Pensamos que lo único verdadero y real es lo que podemos percibir con los sentidos, pero a la vez, somos indolentes, es decir, inhibimos nuestra sensibilidad cuando ni siquiera hemos desarrollado, afinado y potenciado nuestra capacidad sensorial más allá de lo primitivo. No percibimos la conexión que tenemos con todo y todos. Nos sentimos aislados y a la deriva, amenazados y muertos de miedo.

Por eso es que cuando la desgracia se “normaliza”, sea carencia, violencia, inseguridad, etc., las indolencias personales construyen una indolencia social que impone silencio e indiferencia. Egoísmo colectivo.

Por indolencia un ser humano incurre en las conductas que se consideran más censurables: los delitos. Al delincuente, no le importan los demás, ni el daño que les causa, ya sea porque su sensibilidad está apagada o porque intenta cobrarse todo lo que ha sufrido. 
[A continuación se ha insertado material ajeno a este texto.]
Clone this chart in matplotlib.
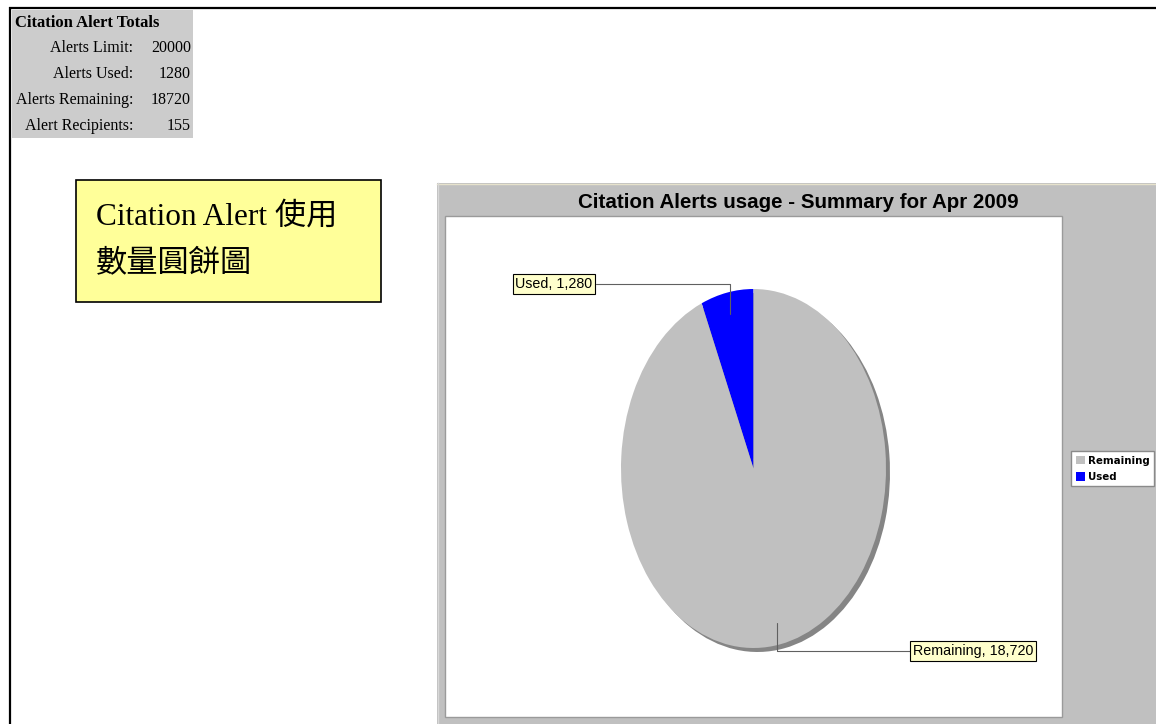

Se trate de nuestros seres queridos, de desconocidos o animales, maltratar es indolencia, abandonar es indolencia, desentenderse es indolencia, tirar basura en la calle es indolencia, no dar a quien lo necesita es indolencia, no asistir a quien pide auxilio cuando podemos hacerlo es indolencia, aficionarse con morbo o indignación a las imágenes trágicas que involucran sufrimiento en las redes sociales, y compartirlas, es indolencia, juzgar a la ligera es indolencia, repartir culpas es indolencia.

Cuando nos dejan de importar los otros, especialmente los que no conocemos, vivimos a medias o al mínimo, sin responsabilidad, siendo cómplices pero no amigos, confundiendo la intensidad con profundidad y los estímulos con sentimientos; pensando sin reflexionar, enamorándonos sin amar. Y por eso hacemos tanto mal.
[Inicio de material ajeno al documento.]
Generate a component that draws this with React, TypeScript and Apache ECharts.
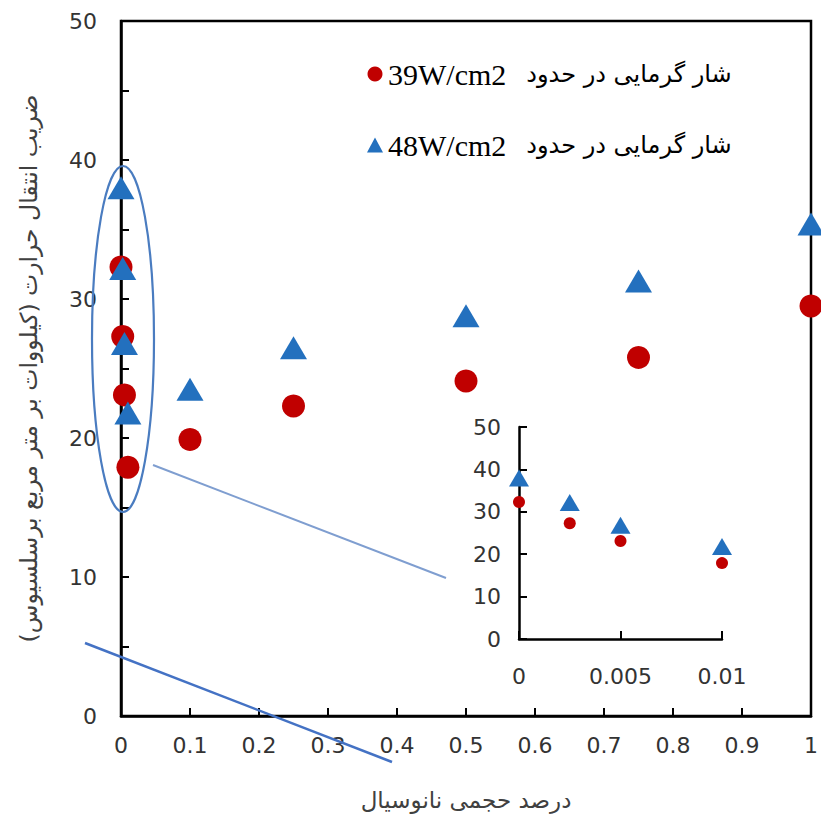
import React, { useEffect, useRef } from 'react';
import * as echarts from 'echarts';

// ---- data ----
const lowX = [0, 0.0025, 0.005, 0.01];
const highX = [0.1, 0.25, 0.5, 0.75, 1];
const flux39Low = [32.3, 27.3, 23.1, 17.9];
const flux39High = [19.9, 22.3, 24.1, 25.8, 29.5];
const flux48Low = [38.0, 32.2, 26.8, 21.8];
const flux48High = [23.5, 26.5, 28.8, 31.3, 35.4];
const fluxValues = ['39W/cm2', '48W/cm2'];
const fluxText = 'شار گرمایی در حدود';
const seriesNames = fluxValues.map((v) => v + '  ' + fluxText);
const yTitle = 'ضریب انتقال حرارت (کیلووات بر متر مربع برسلسیوس)\u200F';
const xTitle = 'درصد حجمی نانوسیال';

const RED = '#C00000';
const BLUE = '#2370BE';
const LABEL = '#333333';

function pairs(xs: number[], ys: number[]) {
  return xs.map((x, i) => [x, ys[i]]);
}

export default function App() {
  const ref = useRef<HTMLDivElement>(null);
  useEffect(() => {
    if (!ref.current) return;
    const chart = echarts.init(ref.current, null, { renderer: 'svg' });
    const tickLabel = { color: LABEL, fontFamily: 'DejaVu Sans', fontSize: 22 };
    chart.setOption({
      animation: false,
      backgroundColor: '#ffffff',
      legend: {
        orient: 'vertical',
        left: 362,
        top: 54,
        itemGap: 41,
        itemWidth: 16,
        itemHeight: 15,
        formatter: (name: string) => {
          const i = seriesNames.indexOf(name);
          return '{a|' + fluxValues[i] + '}{b|' + fluxText + '}';
        },
        textStyle: {
          color: '#000',
          rich: {
            a: { fontFamily: 'Liberation Serif', fontSize: 30, color: '#000', padding: [0, 20, 0, 0] },
            b: { fontFamily: 'DejaVu Sans', fontSize: 24, color: '#000' },
          },
        },
        data: [
          { name: seriesNames[0], icon: 'circle' },
          { name: seriesNames[1], icon: 'triangle' },
        ],
      },
      grid: [
        { left: 121, top: 21, right: 8, bottom: 103, show: true, borderColor: '#000', borderWidth: 2.5, backgroundColor: 'transparent' },
        { left: 519, top: 427, width: 203, height: 212 },
      ],
      xAxis: [
        {
          type: 'value', gridIndex: 0, min: 0, max: 1, interval: 0.1,
          name: xTitle, nameLocation: 'middle', nameGap: 72,
          nameTextStyle: { color: '#404040', fontFamily: 'DejaVu Sans', fontSize: 23 },
          axisLine: { lineStyle: { color: '#000', width: 2.5 } },
          axisTick: { inside: true, length: 8, lineStyle: { color: '#000', width: 2 } },
          axisLabel: { ...tickLabel, margin: 18 },
          splitLine: { show: false },
        },
        {
          type: 'value', gridIndex: 1, min: 0, max: 0.01, interval: 0.005,
          axisLine: { lineStyle: { color: '#000', width: 2.5 } },
          axisTick: { inside: true, length: 8, lineStyle: { color: '#000', width: 2 } },
          axisLabel: { ...tickLabel, margin: 26 },
          splitLine: { show: false },
        },
      ],
      yAxis: [
        {
          type: 'value', gridIndex: 0, min: 0, max: 50, interval: 5,
          name: yTitle, nameLocation: 'middle', nameGap: 80, nameRotate: 90,
          nameTextStyle: { color: '#404040', fontFamily: 'DejaVu Sans', fontSize: 23.5 },
          axisLine: { lineStyle: { color: '#000', width: 2.5 } },
          axisTick: { inside: true, length: 8, lineStyle: { color: '#000', width: 2 } },
          axisLabel: { ...tickLabel, margin: 24, formatter: (v: number) => (v % 10 === 0 ? String(v) : '') },
          splitLine: { show: false },
        },
        {
          type: 'value', gridIndex: 1, min: 0, max: 50, interval: 10,
          axisLine: { lineStyle: { color: '#000', width: 2.5 } },
          axisTick: { inside: true, length: 8, lineStyle: { color: '#000', width: 2 } },
          axisLabel: { ...tickLabel, margin: 18 },
          splitLine: { show: false },
        },
      ],
      series: [
        {
          name: seriesNames[0], type: 'scatter', xAxisIndex: 0, yAxisIndex: 0,
          symbol: 'circle', symbolSize: 23, itemStyle: { color: RED, opacity: 1 },
          data: pairs([...lowX, ...highX], [...flux39Low, ...flux39High]),
        },
        {
          name: seriesNames[1], type: 'scatter', xAxisIndex: 0, yAxisIndex: 0,
          symbol: 'triangle', symbolSize: [27, 23], itemStyle: { color: BLUE, opacity: 1 },
          data: pairs([...lowX, ...highX], [...flux48Low, ...flux48High]),
        },
        {
          name: seriesNames[0], type: 'scatter', xAxisIndex: 1, yAxisIndex: 1,
          symbol: 'circle', symbolSize: 12, itemStyle: { color: RED, opacity: 1 },
          data: pairs(lowX, flux39Low),
        },
        {
          name: seriesNames[1], type: 'scatter', xAxisIndex: 1, yAxisIndex: 1,
          symbol: 'triangle', symbolSize: [20, 17], itemStyle: { color: BLUE, opacity: 1 },
          data: pairs(lowX, flux48Low),
        },
      ],
      graphic: [
        {
          type: 'ellipse', z: 100,
          shape: { cx: 123, cy: 339, rx: 31, ry: 173 },
          style: { fill: 'none', stroke: '#4A7CC0', lineWidth: 2.2 },
        },
        {
          type: 'line', z: 100,
          shape: { x1: 153, y1: 465, x2: 446, y2: 578 },
          style: { stroke: '#7F9ED0', lineWidth: 2 },
        },
        {
          type: 'line', z: 100,
          shape: { x1: 85, y1: 643, x2: 392, y2: 762 },
          style: { stroke: '#4472C4', lineWidth: 2.5 },
        },
      ],
    });
    return () => chart.dispose();
  }, []);
  return <div ref={ref} style={{ width: 821, height: 819, position: 'absolute', left: 0, top: 0 }} />;
}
Sin dolor no hay crecimiento ni contacto genuino con otros ni viaje al alma ni espiritualidad ni Dios ni verdadera vida. Se puede y se debe aspirar a vivir sin dolor, pero se logra trascendiéndolo, no evitándolo. 

De lo contrario, la vida se queda en la superficie, nunca va al fondo, porque el dolor es cosa del alma, libera y es siempre pasajero; en tanto el sufrimiento --incesante, creciente y mediocrizante-- es del ego.